__Exercise aim__.
Each entry that follows is to be retyped exactly. Pictures do not belong in the copy.

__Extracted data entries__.

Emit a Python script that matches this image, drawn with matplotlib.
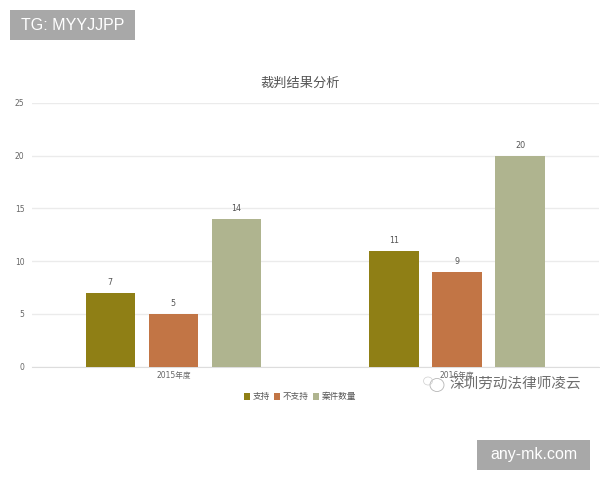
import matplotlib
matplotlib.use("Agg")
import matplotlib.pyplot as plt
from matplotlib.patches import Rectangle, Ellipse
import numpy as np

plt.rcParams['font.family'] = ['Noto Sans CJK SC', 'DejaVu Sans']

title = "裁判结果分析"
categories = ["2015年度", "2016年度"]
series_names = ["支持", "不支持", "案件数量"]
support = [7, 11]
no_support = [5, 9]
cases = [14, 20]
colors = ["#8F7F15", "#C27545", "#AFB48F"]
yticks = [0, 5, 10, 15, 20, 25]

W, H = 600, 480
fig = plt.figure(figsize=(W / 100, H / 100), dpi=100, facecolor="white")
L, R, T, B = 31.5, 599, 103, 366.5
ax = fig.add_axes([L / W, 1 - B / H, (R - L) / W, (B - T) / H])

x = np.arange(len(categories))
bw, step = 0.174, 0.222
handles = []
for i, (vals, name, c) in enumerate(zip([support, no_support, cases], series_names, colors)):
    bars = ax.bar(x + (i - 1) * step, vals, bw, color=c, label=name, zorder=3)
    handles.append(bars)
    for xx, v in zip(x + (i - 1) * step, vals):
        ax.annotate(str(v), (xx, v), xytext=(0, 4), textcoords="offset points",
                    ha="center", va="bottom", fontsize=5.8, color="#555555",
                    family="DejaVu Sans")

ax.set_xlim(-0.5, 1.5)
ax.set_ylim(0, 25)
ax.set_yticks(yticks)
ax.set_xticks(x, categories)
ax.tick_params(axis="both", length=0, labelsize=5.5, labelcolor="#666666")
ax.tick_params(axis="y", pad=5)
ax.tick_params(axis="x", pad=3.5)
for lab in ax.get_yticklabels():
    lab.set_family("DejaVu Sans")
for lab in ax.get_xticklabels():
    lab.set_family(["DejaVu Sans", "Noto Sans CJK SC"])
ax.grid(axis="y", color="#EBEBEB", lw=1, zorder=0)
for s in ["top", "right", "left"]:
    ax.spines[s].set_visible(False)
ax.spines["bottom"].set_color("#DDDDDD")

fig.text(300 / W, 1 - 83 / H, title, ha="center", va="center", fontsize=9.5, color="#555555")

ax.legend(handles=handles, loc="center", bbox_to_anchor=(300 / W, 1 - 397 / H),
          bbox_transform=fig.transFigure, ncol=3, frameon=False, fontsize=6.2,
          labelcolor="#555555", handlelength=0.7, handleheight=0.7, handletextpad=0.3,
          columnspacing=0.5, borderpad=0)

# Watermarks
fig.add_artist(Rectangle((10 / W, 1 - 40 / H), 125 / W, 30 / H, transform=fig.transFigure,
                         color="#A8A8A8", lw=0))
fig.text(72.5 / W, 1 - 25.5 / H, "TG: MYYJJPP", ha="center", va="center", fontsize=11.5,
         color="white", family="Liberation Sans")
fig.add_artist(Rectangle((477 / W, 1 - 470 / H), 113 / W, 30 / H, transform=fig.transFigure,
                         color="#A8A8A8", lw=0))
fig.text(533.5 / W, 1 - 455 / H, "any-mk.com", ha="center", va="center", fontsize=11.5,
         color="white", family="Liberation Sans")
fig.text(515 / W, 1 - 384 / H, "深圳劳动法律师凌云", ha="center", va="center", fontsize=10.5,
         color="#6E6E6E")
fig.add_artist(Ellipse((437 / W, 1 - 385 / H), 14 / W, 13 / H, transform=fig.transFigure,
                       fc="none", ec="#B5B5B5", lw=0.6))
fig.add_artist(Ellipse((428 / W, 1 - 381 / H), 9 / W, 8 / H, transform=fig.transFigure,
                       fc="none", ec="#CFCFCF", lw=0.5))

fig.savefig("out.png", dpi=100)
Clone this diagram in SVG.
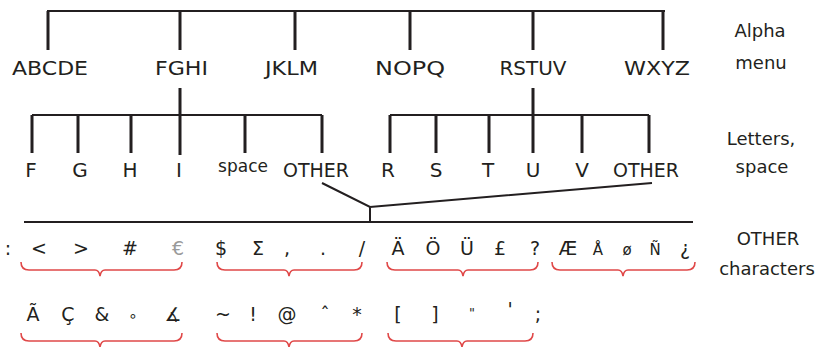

__Response to this task__.
Emit a Python script that matches this image, drawn with matplotlib.
import matplotlib
matplotlib.use("Agg")
import matplotlib.pyplot as plt
from matplotlib.patches import Rectangle, Ellipse
import numpy as np

plt.rcParams['font.family'] = ['Noto Sans CJK SC', 'DejaVu Sans']

title = "裁判结果分析"
categories = ["2015年度", "2016年度"]
series_names = ["支持", "不支持", "案件数量"]
support = [7, 11]
no_support = [5, 9]
cases = [14, 20]
colors = ["#8F7F15", "#C27545", "#AFB48F"]
yticks = [0, 5, 10, 15, 20, 25]

W, H = 600, 480
fig = plt.figure(figsize=(W / 100, H / 100), dpi=100, facecolor="white")
L, R, T, B = 31.5, 599, 103, 366.5
ax = fig.add_axes([L / W, 1 - B / H, (R - L) / W, (B - T) / H])

x = np.arange(len(categories))
bw, step = 0.174, 0.222
handles = []
for i, (vals, name, c) in enumerate(zip([support, no_support, cases], series_names, colors)):
    bars = ax.bar(x + (i - 1) * step, vals, bw, color=c, label=name, zorder=3)
    handles.append(bars)
    for xx, v in zip(x + (i - 1) * step, vals):
        ax.annotate(str(v), (xx, v), xytext=(0, 4), textcoords="offset points",
                    ha="center", va="bottom", fontsize=5.8, color="#555555",
                    family="DejaVu Sans")

ax.set_xlim(-0.5, 1.5)
ax.set_ylim(0, 25)
ax.set_yticks(yticks)
ax.set_xticks(x, categories)
ax.tick_params(axis="both", length=0, labelsize=5.5, labelcolor="#666666")
ax.tick_params(axis="y", pad=5)
ax.tick_params(axis="x", pad=3.5)
for lab in ax.get_yticklabels():
    lab.set_family("DejaVu Sans")
for lab in ax.get_xticklabels():
    lab.set_family(["DejaVu Sans", "Noto Sans CJK SC"])
ax.grid(axis="y", color="#EBEBEB", lw=1, zorder=0)
for s in ["top", "right", "left"]:
    ax.spines[s].set_visible(False)
ax.spines["bottom"].set_color("#DDDDDD")

fig.text(300 / W, 1 - 83 / H, title, ha="center", va="center", fontsize=9.5, color="#555555")

ax.legend(handles=handles, loc="center", bbox_to_anchor=(300 / W, 1 - 397 / H),
          bbox_transform=fig.transFigure, ncol=3, frameon=False, fontsize=6.2,
          labelcolor="#555555", handlelength=0.7, handleheight=0.7, handletextpad=0.3,
          columnspacing=0.5, borderpad=0)

# Watermarks
fig.add_artist(Rectangle((10 / W, 1 - 40 / H), 125 / W, 30 / H, transform=fig.transFigure,
                         color="#A8A8A8", lw=0))
fig.text(72.5 / W, 1 - 25.5 / H, "TG: MYYJJPP", ha="center", va="center", fontsize=11.5,
         color="white", family="Liberation Sans")
fig.add_artist(Rectangle((477 / W, 1 - 470 / H), 113 / W, 30 / H, transform=fig.transFigure,
                         color="#A8A8A8", lw=0))
fig.text(533.5 / W, 1 - 455 / H, "any-mk.com", ha="center", va="center", fontsize=11.5,
         color="white", family="Liberation Sans")
fig.text(515 / W, 1 - 384 / H, "深圳劳动法律师凌云", ha="center", va="center", fontsize=10.5,
         color="#6E6E6E")
fig.add_artist(Ellipse((437 / W, 1 - 385 / H), 14 / W, 13 / H, transform=fig.transFigure,
                       fc="none", ec="#B5B5B5", lw=0.6))
fig.add_artist(Ellipse((428 / W, 1 - 381 / H), 9 / W, 8 / H, transform=fig.transFigure,
                       fc="none", ec="#CFCFCF", lw=0.5))

fig.savefig("out.png", dpi=100)
Clone this diagram in SVG.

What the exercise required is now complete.